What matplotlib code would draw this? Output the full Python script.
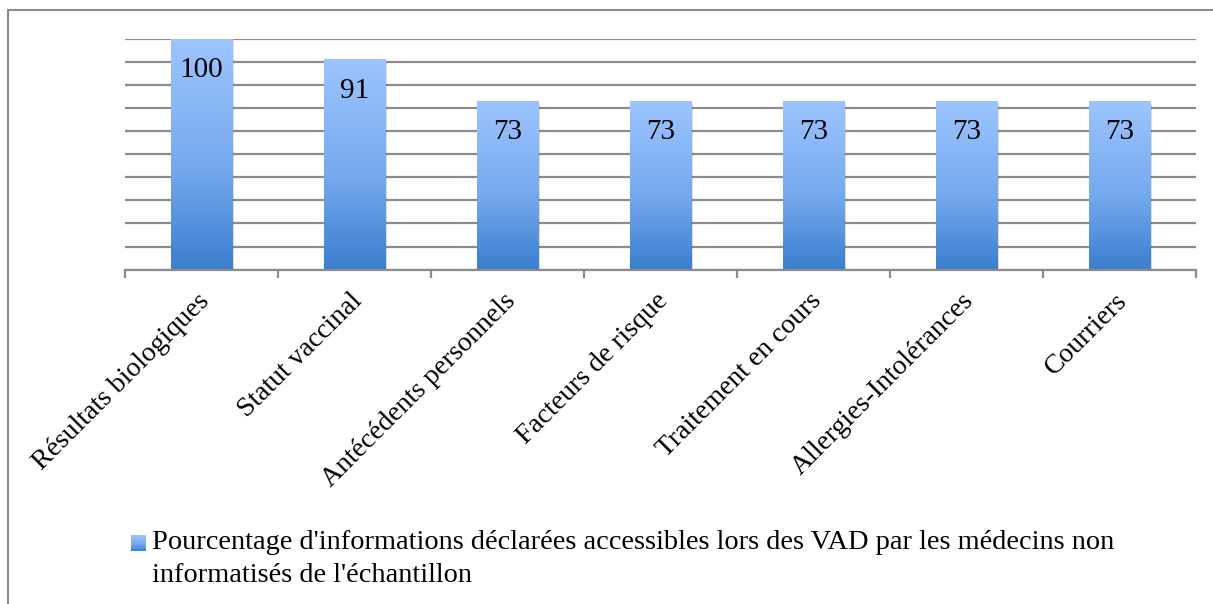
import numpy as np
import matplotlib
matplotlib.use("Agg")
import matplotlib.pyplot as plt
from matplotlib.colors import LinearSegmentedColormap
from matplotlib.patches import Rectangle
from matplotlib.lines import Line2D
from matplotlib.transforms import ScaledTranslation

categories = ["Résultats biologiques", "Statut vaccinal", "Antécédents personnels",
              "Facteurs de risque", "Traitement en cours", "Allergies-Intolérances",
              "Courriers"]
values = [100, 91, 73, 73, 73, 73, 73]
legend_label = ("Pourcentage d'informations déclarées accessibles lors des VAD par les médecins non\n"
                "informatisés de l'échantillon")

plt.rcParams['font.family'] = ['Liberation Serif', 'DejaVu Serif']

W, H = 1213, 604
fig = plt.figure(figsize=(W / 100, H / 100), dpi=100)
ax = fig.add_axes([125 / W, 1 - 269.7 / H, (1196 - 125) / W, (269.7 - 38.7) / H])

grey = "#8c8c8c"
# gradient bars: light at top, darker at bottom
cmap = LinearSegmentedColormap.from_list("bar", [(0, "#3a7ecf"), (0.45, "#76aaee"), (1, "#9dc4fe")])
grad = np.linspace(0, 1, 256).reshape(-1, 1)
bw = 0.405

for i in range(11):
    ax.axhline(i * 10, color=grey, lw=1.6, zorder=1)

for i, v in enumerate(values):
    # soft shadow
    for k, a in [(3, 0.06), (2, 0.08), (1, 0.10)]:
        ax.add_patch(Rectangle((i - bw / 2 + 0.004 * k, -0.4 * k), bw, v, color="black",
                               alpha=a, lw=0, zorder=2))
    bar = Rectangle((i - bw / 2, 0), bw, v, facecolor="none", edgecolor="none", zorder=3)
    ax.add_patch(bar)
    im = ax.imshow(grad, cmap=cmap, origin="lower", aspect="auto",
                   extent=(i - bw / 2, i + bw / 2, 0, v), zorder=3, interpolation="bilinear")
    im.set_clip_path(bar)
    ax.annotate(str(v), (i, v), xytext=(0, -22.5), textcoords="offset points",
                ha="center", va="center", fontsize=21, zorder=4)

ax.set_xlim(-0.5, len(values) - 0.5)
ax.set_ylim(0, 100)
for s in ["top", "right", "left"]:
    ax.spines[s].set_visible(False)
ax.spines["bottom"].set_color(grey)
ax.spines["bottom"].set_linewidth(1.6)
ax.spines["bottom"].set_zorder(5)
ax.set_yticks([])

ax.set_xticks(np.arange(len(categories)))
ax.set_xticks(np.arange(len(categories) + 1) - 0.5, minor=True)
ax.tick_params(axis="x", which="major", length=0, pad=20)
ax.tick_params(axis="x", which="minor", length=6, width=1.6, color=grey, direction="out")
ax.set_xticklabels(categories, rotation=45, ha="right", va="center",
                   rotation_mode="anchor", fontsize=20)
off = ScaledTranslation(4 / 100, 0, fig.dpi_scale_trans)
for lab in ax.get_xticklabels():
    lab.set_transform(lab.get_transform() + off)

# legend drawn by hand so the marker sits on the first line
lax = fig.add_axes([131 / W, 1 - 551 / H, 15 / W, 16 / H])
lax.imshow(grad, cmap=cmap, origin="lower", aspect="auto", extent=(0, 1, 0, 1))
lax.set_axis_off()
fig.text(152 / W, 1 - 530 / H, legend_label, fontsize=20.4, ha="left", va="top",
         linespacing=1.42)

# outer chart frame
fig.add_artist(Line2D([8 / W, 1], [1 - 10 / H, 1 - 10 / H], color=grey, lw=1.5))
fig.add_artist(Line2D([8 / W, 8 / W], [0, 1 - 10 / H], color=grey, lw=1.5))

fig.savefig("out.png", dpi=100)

* [Exercise instructions] Go from the first line of the data above to the line containing "plt.rcParams['font.family'] = ['Liberation" and retype exactly those lines, both included, but none of the pictures.

* [Result for this exercise]
What matplotlib code would draw this? Output the full Python script.
import numpy as np
import matplotlib
matplotlib.use("Agg")
import matplotlib.pyplot as plt
from matplotlib.colors import LinearSegmentedColormap
from matplotlib.patches import Rectangle
from matplotlib.lines import Line2D
from matplotlib.transforms import ScaledTranslation

categories = ["Résultats biologiques", "Statut vaccinal", "Antécédents personnels",
              "Facteurs de risque", "Traitement en cours", "Allergies-Intolérances",
              "Courriers"]
values = [100, 91, 73, 73, 73, 73, 73]
legend_label = ("Pourcentage d'informations déclarées accessibles lors des VAD par les médecins non\n"
                "informatisés de l'échantillon")

plt.rcParams['font.family'] = ['Liberation Serif', 'DejaVu Serif']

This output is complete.